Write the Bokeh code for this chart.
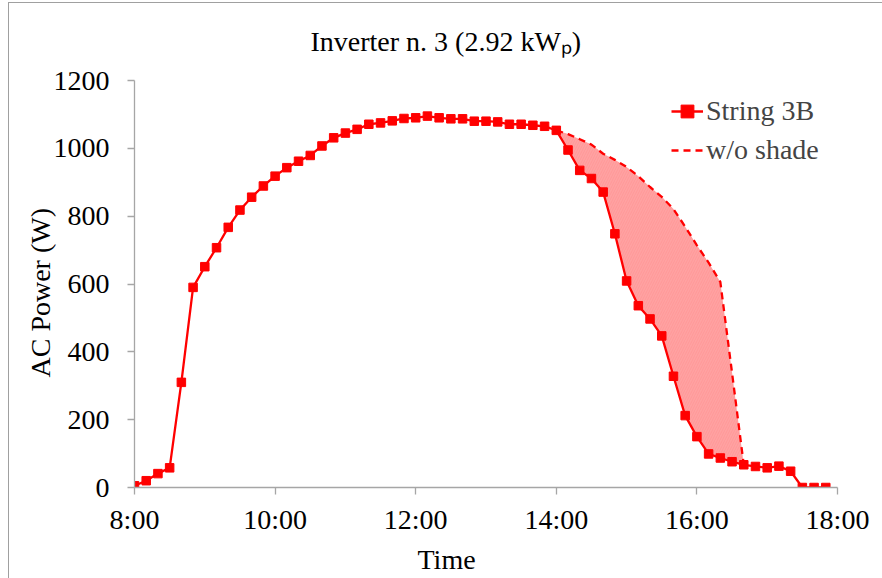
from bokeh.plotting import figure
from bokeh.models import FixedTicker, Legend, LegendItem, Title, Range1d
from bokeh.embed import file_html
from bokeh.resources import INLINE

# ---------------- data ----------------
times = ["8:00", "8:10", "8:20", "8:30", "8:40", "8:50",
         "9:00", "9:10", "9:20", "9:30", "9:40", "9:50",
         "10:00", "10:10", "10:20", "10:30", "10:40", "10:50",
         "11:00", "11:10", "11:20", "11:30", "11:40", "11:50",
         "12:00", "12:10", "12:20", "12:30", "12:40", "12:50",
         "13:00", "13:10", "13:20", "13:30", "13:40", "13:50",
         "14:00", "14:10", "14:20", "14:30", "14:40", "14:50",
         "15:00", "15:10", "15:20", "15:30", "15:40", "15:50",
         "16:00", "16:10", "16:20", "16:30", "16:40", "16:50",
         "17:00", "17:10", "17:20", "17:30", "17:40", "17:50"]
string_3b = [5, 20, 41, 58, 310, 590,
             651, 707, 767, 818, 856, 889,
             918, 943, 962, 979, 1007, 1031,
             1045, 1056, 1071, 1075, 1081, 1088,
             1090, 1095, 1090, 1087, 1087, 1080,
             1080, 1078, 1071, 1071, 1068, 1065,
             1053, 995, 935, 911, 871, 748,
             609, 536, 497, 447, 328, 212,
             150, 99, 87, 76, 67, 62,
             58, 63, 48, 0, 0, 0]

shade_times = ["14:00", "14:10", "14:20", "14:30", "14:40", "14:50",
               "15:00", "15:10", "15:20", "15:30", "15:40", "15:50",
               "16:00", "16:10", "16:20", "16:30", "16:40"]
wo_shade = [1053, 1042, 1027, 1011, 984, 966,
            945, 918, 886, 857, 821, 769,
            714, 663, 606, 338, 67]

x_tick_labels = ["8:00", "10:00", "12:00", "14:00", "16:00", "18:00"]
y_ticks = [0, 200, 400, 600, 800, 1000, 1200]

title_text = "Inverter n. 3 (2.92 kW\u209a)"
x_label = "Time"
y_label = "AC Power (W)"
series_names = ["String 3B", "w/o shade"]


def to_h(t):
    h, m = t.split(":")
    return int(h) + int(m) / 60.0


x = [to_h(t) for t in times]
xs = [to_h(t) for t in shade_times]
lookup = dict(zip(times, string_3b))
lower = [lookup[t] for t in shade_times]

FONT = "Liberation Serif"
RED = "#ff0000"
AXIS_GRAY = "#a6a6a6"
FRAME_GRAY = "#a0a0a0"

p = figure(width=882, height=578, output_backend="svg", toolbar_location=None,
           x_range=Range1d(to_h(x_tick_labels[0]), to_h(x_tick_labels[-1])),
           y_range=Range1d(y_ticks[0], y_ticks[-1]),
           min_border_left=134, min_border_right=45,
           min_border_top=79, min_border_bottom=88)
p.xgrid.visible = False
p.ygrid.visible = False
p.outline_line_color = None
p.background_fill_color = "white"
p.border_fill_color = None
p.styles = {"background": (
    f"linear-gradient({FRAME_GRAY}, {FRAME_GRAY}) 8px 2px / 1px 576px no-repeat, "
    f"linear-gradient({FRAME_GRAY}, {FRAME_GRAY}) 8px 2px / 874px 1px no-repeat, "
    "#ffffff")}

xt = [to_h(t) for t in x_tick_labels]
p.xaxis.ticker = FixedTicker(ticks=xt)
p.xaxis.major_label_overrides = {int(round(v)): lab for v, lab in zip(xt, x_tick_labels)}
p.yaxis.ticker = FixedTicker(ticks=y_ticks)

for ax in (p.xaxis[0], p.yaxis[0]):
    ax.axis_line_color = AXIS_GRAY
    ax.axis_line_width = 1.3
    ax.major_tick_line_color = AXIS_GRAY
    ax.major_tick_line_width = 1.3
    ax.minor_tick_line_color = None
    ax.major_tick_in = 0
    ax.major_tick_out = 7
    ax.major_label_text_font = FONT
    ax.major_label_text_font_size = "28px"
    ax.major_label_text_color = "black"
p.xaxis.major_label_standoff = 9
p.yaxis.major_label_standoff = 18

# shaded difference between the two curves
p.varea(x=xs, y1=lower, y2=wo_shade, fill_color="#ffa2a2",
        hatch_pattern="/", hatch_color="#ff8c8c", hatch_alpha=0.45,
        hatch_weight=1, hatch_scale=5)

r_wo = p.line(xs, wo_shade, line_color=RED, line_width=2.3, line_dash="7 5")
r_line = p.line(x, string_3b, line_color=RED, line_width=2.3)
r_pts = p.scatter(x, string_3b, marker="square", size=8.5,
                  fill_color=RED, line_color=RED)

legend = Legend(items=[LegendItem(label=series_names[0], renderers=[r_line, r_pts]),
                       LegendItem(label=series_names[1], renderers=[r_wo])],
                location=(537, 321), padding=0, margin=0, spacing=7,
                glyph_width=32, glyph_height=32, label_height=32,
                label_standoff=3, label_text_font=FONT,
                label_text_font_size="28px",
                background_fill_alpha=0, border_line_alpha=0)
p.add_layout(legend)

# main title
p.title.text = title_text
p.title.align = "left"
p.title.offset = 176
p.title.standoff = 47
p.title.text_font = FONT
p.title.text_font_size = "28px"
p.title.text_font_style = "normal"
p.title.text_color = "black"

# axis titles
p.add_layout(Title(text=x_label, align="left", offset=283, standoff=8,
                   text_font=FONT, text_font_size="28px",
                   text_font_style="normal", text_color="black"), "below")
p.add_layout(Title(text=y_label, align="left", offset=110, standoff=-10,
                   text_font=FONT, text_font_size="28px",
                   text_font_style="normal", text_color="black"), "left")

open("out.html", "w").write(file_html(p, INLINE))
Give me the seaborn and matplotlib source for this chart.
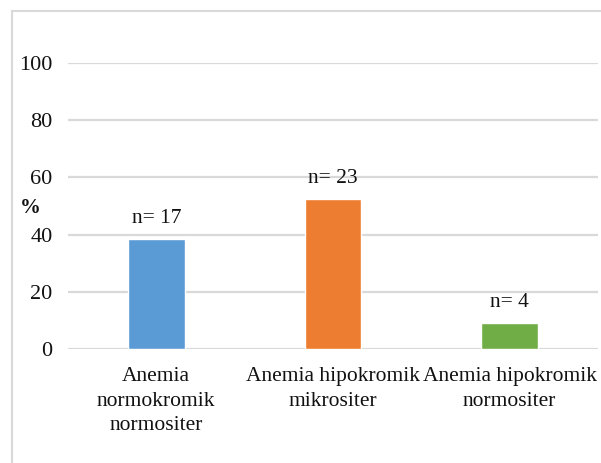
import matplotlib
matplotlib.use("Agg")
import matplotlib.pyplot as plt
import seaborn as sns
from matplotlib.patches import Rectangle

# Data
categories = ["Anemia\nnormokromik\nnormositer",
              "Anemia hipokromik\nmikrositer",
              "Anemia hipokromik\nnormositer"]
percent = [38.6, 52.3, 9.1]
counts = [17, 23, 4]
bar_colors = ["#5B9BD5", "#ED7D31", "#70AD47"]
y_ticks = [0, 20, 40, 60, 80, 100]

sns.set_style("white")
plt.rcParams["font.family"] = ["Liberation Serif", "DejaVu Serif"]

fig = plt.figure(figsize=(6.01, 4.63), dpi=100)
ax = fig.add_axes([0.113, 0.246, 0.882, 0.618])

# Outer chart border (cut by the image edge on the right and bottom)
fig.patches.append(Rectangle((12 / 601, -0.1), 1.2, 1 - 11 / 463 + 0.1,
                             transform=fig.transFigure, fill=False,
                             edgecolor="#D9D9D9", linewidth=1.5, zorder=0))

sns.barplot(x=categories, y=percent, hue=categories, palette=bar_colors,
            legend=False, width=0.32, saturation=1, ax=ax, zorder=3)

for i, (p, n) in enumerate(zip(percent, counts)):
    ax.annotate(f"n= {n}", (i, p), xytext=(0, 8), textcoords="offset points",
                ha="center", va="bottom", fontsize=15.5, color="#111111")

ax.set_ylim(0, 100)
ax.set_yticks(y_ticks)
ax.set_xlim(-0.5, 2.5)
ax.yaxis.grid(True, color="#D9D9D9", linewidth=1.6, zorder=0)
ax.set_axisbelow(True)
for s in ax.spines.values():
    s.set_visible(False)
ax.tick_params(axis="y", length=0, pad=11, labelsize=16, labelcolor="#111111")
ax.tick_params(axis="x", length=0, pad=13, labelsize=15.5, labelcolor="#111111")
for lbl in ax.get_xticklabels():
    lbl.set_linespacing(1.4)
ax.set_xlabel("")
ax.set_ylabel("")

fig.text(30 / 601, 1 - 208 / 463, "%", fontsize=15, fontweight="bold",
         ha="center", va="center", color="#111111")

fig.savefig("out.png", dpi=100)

• Written task: Copy only the part of the records that runs from the first line to the line with "from bokeh.resources import INLINE", ends included, leaving pictures out.

• In response:
Write the Bokeh code for this chart.
from bokeh.plotting import figure
from bokeh.models import FixedTicker, Legend, LegendItem, Title, Range1d
from bokeh.embed import file_html
from bokeh.resources import INLINE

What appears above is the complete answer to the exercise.